New York State's Department of Education established a list, in 1989, consisting of schools where few students achieve minimum competency in math or reading and test scores steadily decline. As of 1996, 102 had at one time or another been assigned to that list with 25 of them eventually being removed.
More recently, a coalition of 26 New York City civic and parents groups, collectively called The Educational Priorities Panel, examined 10 schools that were removed from the state list last year - 6 elementary, 2 middle and 2 high schools. The panel's specific task: what does it take to fix a failing school?
Noreen Connell, executive director of the panel, explained that she found it embarrassing to learn after such a prolonged effort just how obvious the answer is. Condensed, "Its learning stupid."
The panel found no strong and clearly affecting correlation between a variety of standardly proposed solutions -- replacing the principals, the infusion of new money, improved staff development, building maintenance, etc. -- and increased student proficiency. What it found was that student performance improved or declined in direct relation to the extent of principal, teacher, administrator and parent participation in a shared and unified approach to how students should be taught.
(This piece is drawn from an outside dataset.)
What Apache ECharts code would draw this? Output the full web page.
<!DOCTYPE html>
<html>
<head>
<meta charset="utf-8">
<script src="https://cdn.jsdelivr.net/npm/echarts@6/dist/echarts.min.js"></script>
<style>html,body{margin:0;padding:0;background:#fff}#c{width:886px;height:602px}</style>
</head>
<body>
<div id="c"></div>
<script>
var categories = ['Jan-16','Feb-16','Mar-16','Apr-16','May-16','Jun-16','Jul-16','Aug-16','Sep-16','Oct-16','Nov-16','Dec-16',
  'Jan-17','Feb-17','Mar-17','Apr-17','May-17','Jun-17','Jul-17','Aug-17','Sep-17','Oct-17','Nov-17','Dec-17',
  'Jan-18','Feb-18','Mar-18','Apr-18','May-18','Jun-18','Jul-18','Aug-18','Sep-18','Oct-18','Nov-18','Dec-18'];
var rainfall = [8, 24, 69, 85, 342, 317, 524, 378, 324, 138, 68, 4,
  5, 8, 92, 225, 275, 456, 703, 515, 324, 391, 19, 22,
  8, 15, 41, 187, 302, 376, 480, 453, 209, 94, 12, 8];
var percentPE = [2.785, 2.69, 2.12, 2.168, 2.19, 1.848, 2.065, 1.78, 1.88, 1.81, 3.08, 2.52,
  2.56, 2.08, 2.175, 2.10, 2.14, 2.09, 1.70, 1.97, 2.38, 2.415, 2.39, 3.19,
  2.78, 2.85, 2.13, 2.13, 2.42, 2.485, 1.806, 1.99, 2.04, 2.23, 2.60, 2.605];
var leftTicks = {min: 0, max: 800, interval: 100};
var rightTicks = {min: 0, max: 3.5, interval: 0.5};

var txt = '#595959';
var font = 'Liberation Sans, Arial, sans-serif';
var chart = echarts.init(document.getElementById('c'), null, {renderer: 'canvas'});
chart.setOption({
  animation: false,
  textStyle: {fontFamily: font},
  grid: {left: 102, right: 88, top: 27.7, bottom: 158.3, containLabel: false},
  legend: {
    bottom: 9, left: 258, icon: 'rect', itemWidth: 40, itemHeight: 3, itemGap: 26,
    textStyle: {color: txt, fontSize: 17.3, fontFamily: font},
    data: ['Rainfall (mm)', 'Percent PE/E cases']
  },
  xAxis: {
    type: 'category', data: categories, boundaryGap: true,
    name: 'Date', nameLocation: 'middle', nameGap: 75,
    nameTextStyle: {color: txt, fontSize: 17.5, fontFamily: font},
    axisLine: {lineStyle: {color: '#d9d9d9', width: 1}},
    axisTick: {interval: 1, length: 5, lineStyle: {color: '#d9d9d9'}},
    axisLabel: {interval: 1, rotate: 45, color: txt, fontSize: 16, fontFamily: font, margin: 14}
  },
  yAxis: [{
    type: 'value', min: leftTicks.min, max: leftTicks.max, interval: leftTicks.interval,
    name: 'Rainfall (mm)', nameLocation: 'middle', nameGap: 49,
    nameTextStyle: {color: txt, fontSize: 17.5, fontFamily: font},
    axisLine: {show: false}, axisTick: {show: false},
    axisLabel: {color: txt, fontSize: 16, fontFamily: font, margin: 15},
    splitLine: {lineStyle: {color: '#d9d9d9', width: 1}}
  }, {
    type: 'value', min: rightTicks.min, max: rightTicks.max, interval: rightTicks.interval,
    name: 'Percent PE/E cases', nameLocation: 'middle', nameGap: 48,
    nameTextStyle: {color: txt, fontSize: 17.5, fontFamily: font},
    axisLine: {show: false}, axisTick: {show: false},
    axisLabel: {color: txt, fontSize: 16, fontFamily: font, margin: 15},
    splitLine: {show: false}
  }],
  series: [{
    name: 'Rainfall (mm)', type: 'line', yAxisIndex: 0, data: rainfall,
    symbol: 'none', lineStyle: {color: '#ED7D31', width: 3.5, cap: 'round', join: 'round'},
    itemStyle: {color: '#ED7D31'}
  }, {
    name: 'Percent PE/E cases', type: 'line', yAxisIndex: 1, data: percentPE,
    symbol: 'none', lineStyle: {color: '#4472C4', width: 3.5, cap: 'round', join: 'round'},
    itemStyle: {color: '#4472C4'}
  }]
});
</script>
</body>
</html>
District schools coordinated what each teacher provided, so that what was learned in one grade was built upon in the next. They used data to monitor student performance. A concerted effort was made to involve greater numbers of parents in the day-to-day operations of all manner of things school related. And ALL ten schools proved to benefit from a change in teaching staff through attrition and "persuasion." Principals and staff members gave primary attention to solving the problem of low student achievement. Teachers doggedly monitored performance and phoned parents when a homework assignment or day of attendance was missed.
Within two months the effects were noticeable. Grades improved. "They don't let [my son] get away with anything," said one mother. "It shook him up a lot."